La Finlande n'est pas la cible des critiques
Il y a toujours eu des conflits entre les partenaires de l'OTAN, rappelle Helsingin Sanomat :
«La Turquie, de même que la Croatie et potentiellement d'autres pays, se serviront du processus d'adhésion de la Finlande et de la Suède pour promouvoir leurs propres objectifs politiques. En réalité, c'est Washington qui figure dans le champ 'destinataire' du communiqué turc. ... Ankara déplore que les Etats-Unis soutiennent les troupes kurdes en Syrie. ... Les Etats de l'OTAN, sous la direction des Etats-Unis, assurent que la Finlande et la Suède intégreront l'alliance militaire à la vitesse de l'éclair. Ceci pourrait inciter les autres Etats de l'OTAN à faire quelques concessions à la Turquie lors du sommet de l'OTAN à Madrid.»

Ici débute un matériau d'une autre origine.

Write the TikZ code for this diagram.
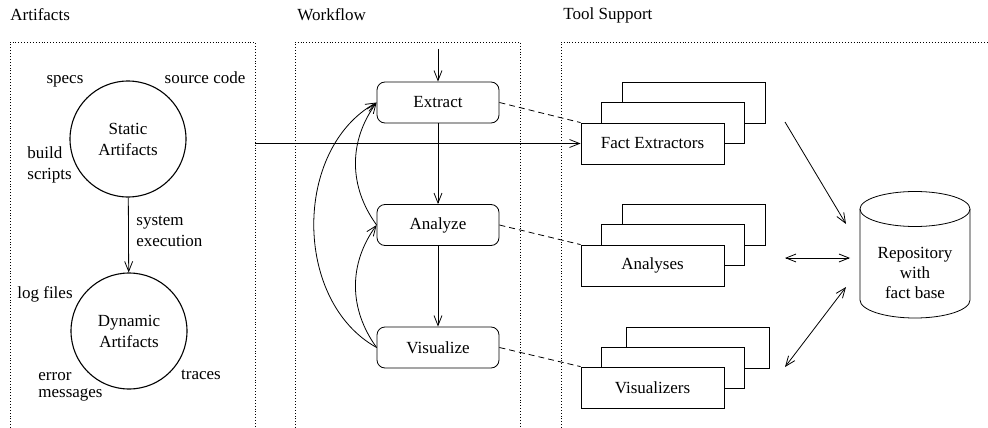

Faire une offre attractive
En se montrant conciliant, il devrait être possible de convaincre la Turquie, fait valoir Svenska Dagbladet :
«Le conflit devrait pouvoir se régler de la même façon qu'avait été résolue la dispute relative au choix du secrétaire général de l'OTAN, en 2009. La Turquie avait fini par se résoudre à voter pour Anders Fogh Rasmussen, après avoir obtenu du président américain Barack Obama la nomination d'un Turc comme adjoint. Peut-être que l'ex-vice-président d'Obama, c'est-à-dire l'actuel président américain Joe Biden, prendra une décision similaire.»
Une question légitime
Ankara doit demander aux autres pays de clarifier leur position sur la question du PKK, fait valoir Yetkin Report :
«Alors que la Suède et la Finlande frappent à la porte de l'OTAN en raison de la guerre en Ukraine, il est normal que la Turquie ne laisse pas entrer n'importe qui sans demander : 'Qui est là ?'. Il s'agit de realpolitik. Il est important pour Ankara que cette question produise des résultats favorables. Et qu'elle soit posée à tous ceux qui veulent obtenir quelque chose de la Turquie, y compris la Russie, laquelle ne considère toujours pas le PKK comme une organisation terroriste. Il faut être cohérent.»